This article was written by Tyler Durden and originally published by Zero Hedge.
Editor’s Comment: There is no room for error in the new economy. That’s why those who play it safe, invest in government bonds, etc. Only whatever has been greased by the Fed spigot. That’s why the mainstreet, small business circuits are drying up and grinding to a halt.
IF the Fed is making investment untenable, then by default they are driving more business to the state in the form of bonds, infrastructure holdings and futures – in terms of human capital. More people will be managed by the state, and on the dole. Strings and pipelines of dependence will be formed, making independence a suicide pact in the vacuum of space.
The Fed is feeding the top, and the trickle down will increasingly require a screen of government interference. Programs, forms, identification, stipulations… and generally, control. Surrendered at the door, as a token of compliance, all forms of dignity and hope. We’re headed towards life as proles, and nobody seems to mind. Is there still an exit to take, or is this the end of the line?
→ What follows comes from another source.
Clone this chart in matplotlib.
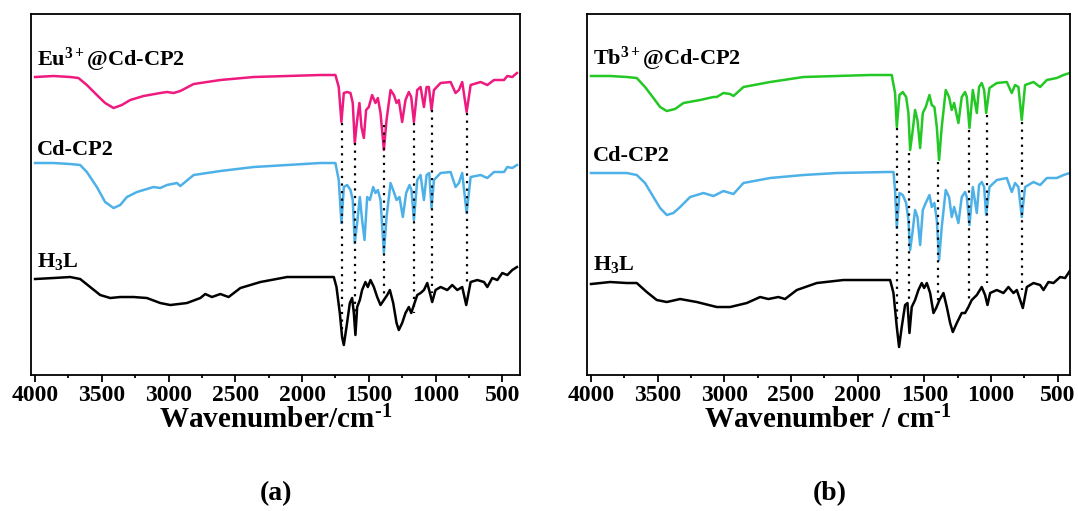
import numpy as np
import matplotlib
matplotlib.use("Agg")
import matplotlib.pyplot as plt
from matplotlib.ticker import MultipleLocator

plt.rcParams['font.family'] = ['Liberation Serif', 'DejaVu Serif']
plt.rcParams['font.weight'] = 'bold'
plt.rcParams['mathtext.fontset'] = 'custom'
plt.rcParams['mathtext.rm'] = 'Liberation Serif:bold'
plt.rcParams['mathtext.it'] = 'Liberation Serif:bold'
plt.rcParams['mathtext.bf'] = 'Liberation Serif:bold'

# ---- spectra: (wavenumber, offset transmittance) ----
eu = np.array([
    (4000, 298), (3862, 299), (3737, 298), (3675, 297), (3612, 290), (3537, 280),
    (3475, 272), (3412, 267), (3350, 270), (3287, 275), (3187, 279), (3062, 282),
    (3012, 283), (2962, 282), (2912, 284), (2812, 291), (2612, 295), (2362, 298),
    (2112, 299), (1862, 300), (1750, 300), (1725, 288), (1705, 253), (1687, 282),
    (1662, 283), (1637, 282), (1620, 272), (1605, 232), (1587, 255), (1570, 272),
    (1555, 248), (1537, 237), (1520, 265), (1500, 268), (1475, 280), (1450, 272),
    (1432, 277), (1412, 262), (1387, 225), (1367, 255), (1337, 285), (1312, 280),
    (1292, 272), (1275, 275), (1250, 253), (1225, 275), (1200, 283), (1182, 278),
    (1162, 253), (1137, 285), (1112, 288), (1087, 268), (1067, 288), (1050, 288),
    (1030, 265), (1012, 285), (962, 292), (887, 293), (850, 282), (825, 285),
    (800, 293), (767, 263), (737, 290), (662, 293), (612, 290), (562, 295),
    (487, 295), (462, 299), (425, 298), (390, 302)])

cd_a = np.array([
    (4000, 212), (3862, 212), (3737, 211), (3662, 210), (3612, 203), (3537, 188),
    (3475, 173), (3412, 167), (3362, 170), (3312, 178), (3237, 183), (3112, 188),
    (3062, 187), (3012, 190), (2937, 192), (2912, 189), (2812, 200), (2612, 204),
    (2362, 208), (2112, 210), (1862, 212), (1750, 212), (1725, 195), (1705, 152),
    (1687, 188), (1662, 190), (1637, 185), (1620, 175), (1605, 132), (1587, 152),
    (1567, 178), (1550, 155), (1532, 135), (1512, 178), (1492, 175), (1467, 188),
    (1450, 182), (1432, 185), (1412, 175), (1387, 122), (1367, 158), (1337, 192),
    (1312, 183), (1292, 175), (1270, 178), (1245, 158), (1220, 182), (1195, 190),
    (1180, 185), (1162, 155), (1137, 195), (1112, 200), (1087, 175), (1067, 200),
    (1047, 202), (1030, 167), (1012, 195), (962, 202), (887, 203), (850, 188),
    (825, 192), (800, 202), (767, 162), (737, 198), (662, 200), (612, 197),
    (562, 203), (487, 203), (462, 208), (425, 207), (390, 210)])

h3l_a = np.array([
    (4000, 96), (3862, 97), (3737, 98), (3662, 96), (3587, 88), (3512, 80),
    (3437, 77), (3362, 78), (3262, 78), (3162, 77), (3062, 72), (2987, 70),
    (2862, 72), (2762, 77), (2725, 81), (2675, 78), (2612, 81), (2550, 78),
    (2462, 87), (2312, 93), (2112, 98), (1862, 98), (1762, 98), (1742, 88),
    (1717, 62), (1700, 38), (1687, 30), (1667, 48), (1642, 72), (1625, 77),
    (1612, 62), (1600, 40), (1587, 68), (1567, 75), (1550, 85), (1525, 93),
    (1507, 88), (1487, 95), (1462, 88), (1437, 78), (1412, 70), (1387, 75),
    (1362, 80), (1342, 85), (1317, 72), (1292, 52), (1275, 45), (1250, 52),
    (1225, 62), (1200, 68), (1182, 62), (1162, 70), (1137, 80), (1112, 82),
    (1087, 85), (1062, 92), (1042, 82), (1025, 73), (1000, 85), (962, 88),
    (912, 85), (875, 90), (837, 85), (800, 88), (770, 70), (737, 93),
    (687, 95), (637, 93), (612, 88), (575, 97), (537, 95), (500, 102),
    (462, 100), (425, 105), (390, 108)])

tb = np.array([
    (4000, 299), (3857, 299), (3732, 298), (3657, 297), (3595, 288), (3532, 277),
    (3482, 268), (3432, 264), (3370, 266), (3307, 272), (3182, 275), (3082, 278),
    (3057, 278), (3007, 282), (2957, 281), (2932, 279), (2857, 288), (2657, 293),
    (2407, 298), (2157, 299), (1907, 300), (1745, 300), (1720, 282), (1707, 248),
    (1687, 280), (1662, 283), (1637, 278), (1620, 262), (1607, 225), (1590, 242),
    (1570, 265), (1552, 255), (1532, 227), (1512, 262), (1490, 268), (1462, 280),
    (1445, 270), (1425, 268), (1407, 248), (1390, 215), (1370, 248), (1340, 285),
    (1315, 278), (1295, 265), (1277, 272), (1245, 252), (1220, 278), (1195, 283),
    (1182, 278), (1162, 247), (1137, 285), (1107, 262), (1090, 288), (1070, 292),
    (1052, 285), (1037, 262), (1012, 287), (957, 292), (882, 293), (845, 282),
    (820, 290), (795, 288), (770, 255), (745, 290), (682, 293), (632, 288),
    (582, 295), (507, 297), (457, 300), (410, 302)])

cd_b = np.array([
    (4000, 202), (3857, 202), (3732, 202), (3657, 200), (3595, 192), (3532, 178),
    (3482, 167), (3432, 160), (3382, 162), (3332, 168), (3257, 178), (3157, 182),
    (3082, 179), (3007, 184), (2932, 181), (2857, 192), (2657, 197), (2407, 200),
    (2157, 202), (1782, 203), (1732, 203), (1720, 185), (1707, 147), (1687, 182),
    (1662, 180), (1637, 172), (1620, 155), (1607, 125), (1590, 142), (1570, 165),
    (1552, 158), (1532, 130), (1512, 165), (1490, 172), (1462, 180), (1445, 168),
    (1425, 172), (1407, 155), (1390, 115), (1370, 148), (1340, 185), (1315, 178),
    (1295, 158), (1277, 168), (1245, 152), (1220, 178), (1195, 183), (1182, 178),
    (1162, 150), (1137, 188), (1107, 162), (1090, 190), (1070, 193), (1052, 188),
    (1037, 160), (1012, 188), (957, 195), (882, 197), (845, 183), (820, 192),
    (795, 188), (770, 158), (745, 188), (682, 193), (632, 190), (582, 197),
    (507, 197), (457, 200), (410, 202)])

h3l_b = np.array([
    (4000, 91), (3857, 93), (3732, 92), (3657, 92), (3582, 83), (3507, 75),
    (3432, 73), (3332, 76), (3207, 73), (3057, 68), (2957, 68), (2832, 72),
    (2732, 78), (2670, 76), (2595, 78), (2545, 76), (2457, 85), (2307, 92),
    (2107, 95), (1782, 95), (1757, 95), (1732, 82), (1707, 48), (1690, 28),
    (1670, 48), (1645, 70), (1627, 72), (1612, 42), (1595, 68), (1570, 75),
    (1545, 85), (1520, 92), (1502, 87), (1482, 92), (1457, 82), (1432, 62),
    (1412, 67), (1387, 75), (1357, 82), (1332, 68), (1307, 52), (1287, 43),
    (1257, 52), (1220, 62), (1195, 62), (1170, 68), (1145, 75), (1107, 80),
    (1070, 88), (1045, 80), (1027, 70), (1007, 82), (957, 85), (907, 82),
    (870, 88), (832, 82), (807, 85), (762, 67), (732, 88), (682, 92),
    (632, 90), (607, 85), (570, 93), (532, 92), (482, 98), (445, 97),
    (410, 104)])

# guide lines: wavenumber, top, bottom
guide_a_wn = [1700, 1600, 1387, 1162, 1030, 767]
guide_a_top = [252, 232, 250, 252, 265, 262]
guide_a_bot = [40, 45, 75, 62, 82, 92]
guide_b_wn = [1707, 1612, 1395, 1165, 1032, 770]
guide_b_top = [247, 222, 213, 245, 260, 253]
guide_b_bot = [55, 75, 72, 75, 92, 85]

pink = '#EE1A7F'
blue = '#4DB1E8'
green = '#24C824'

fig = plt.figure(figsize=(10.78, 5.11), dpi=100)
ax1 = fig.add_axes([0.0288, 0.2661, 0.4536, 0.7065])
ax2 = fig.add_axes([0.5443, 0.2661, 0.4483, 0.7065])

panels = [
    (ax1, [(eu, pink), (cd_a, blue), (h3l_a, 'black')], guide_a_wn, guide_a_top, guide_a_bot,
     (4030, 367), r'Eu$^{3+}$@Cd-CP2', r'Wavenumber/cm$^{\text{-1}}$', (309, 220, 108)),
    (ax2, [(tb, green), (cd_b, blue), (h3l_b, 'black')], guide_b_wn, guide_b_top, guide_b_bot,
     (4032, 408), r'Tb$^{3+}$@Cd-CP2', r'Wavenumber / cm$^{\text{-1}}$', (310, 214, 105)),
]

for ax, curves, gwn, gtop, gbot, xl, top_label, xlab, label_y in panels:
    for data, col in curves:
        ax.plot(data[:, 0], data[:, 1], color=col, lw=1.8)
    for w, t, b in zip(gwn, gtop, gbot):
        ax.plot([w, w], [t, b], color='black', lw=1.6, ls=(0, (1, 2.4)))
    ax.set_xlim(*xl)
    ax.set_ylim(0, 361)
    ax.set_yticks([])
    ax.xaxis.set_major_locator(MultipleLocator(500))
    ax.xaxis.set_minor_locator(MultipleLocator(250))
    ax.tick_params(axis='x', which='major', direction='out', length=5, width=1.3,
                   labelsize=17, pad=2)
    ax.tick_params(axis='x', which='minor', direction='out', length=2.5, width=1.3)
    for lab in ax.get_xticklabels():
        lab.set_fontweight('bold')
    for sp in ax.spines.values():
        sp.set_linewidth(1.3)
    ax.set_xlabel(xlab, fontsize=21, fontweight='bold', labelpad=0)
    ax.text(3985, label_y[0], top_label, fontsize=16, fontweight='bold', va='baseline')
    ax.text(3985, label_y[1], 'Cd-CP2', fontsize=16, fontweight='bold', va='baseline')
    ax.text(3985, label_y[2], r'H$_{3}$L', fontsize=16, fontweight='bold', va='baseline')

fig.text(0.256, 0.035, '(a)', fontsize=20, fontweight='bold', ha='center', va='center')
fig.text(0.770, 0.035, '(b)', fontsize=20, fontweight='bold', ha='center', va='center')

fig.savefig('out.png', dpi=100)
Why A JPM Trader Just Said “This Is The Most Uncomfortable I’ve Felt Investing In 35 Years”
by Tyler Durden
In a repeat of what we said in our market wrap this morning, namely that the market’s attention is transfixed on two things: long bond-yields (specifically if curve steepening will continue), and what the BOJ may or may not do, the WSJ writes that “speculation continued around the Bank of Japan, following a Nikkei report that the Japanese central bank will consider cutting interest rates further into negative territory.”
The WSJ then writes that despite the recent spike in long-dated yield, “some investors expect government bond yields to resume their downward trend as the European Central Bank and Bank of Japan remain on an easing path. “Without growth or inflation, the gravitational pull is lower in yields and tighter in spreads,” said Bob Michele, global head of fixed income at J.P. Morgan Asset Management.”
He is probably right, however it is the confusion and chaos unleashed by central banks, first and foremost the BOJ, that led to his next statement:
Still, he said, “in the 35 years I’ve worked, this is the most uncomfortable I’ve felt investing in the market.”
What prompted this comment? To be sure, the BOJ’s confusion was the catalyst, but it is the actual trading on the BOJ’s recurring trial balloons that has unleashed a dramatic surge in volatility, and 3 consecutive 1%+ swing sessions after 43 days with the S&P trading within 1%.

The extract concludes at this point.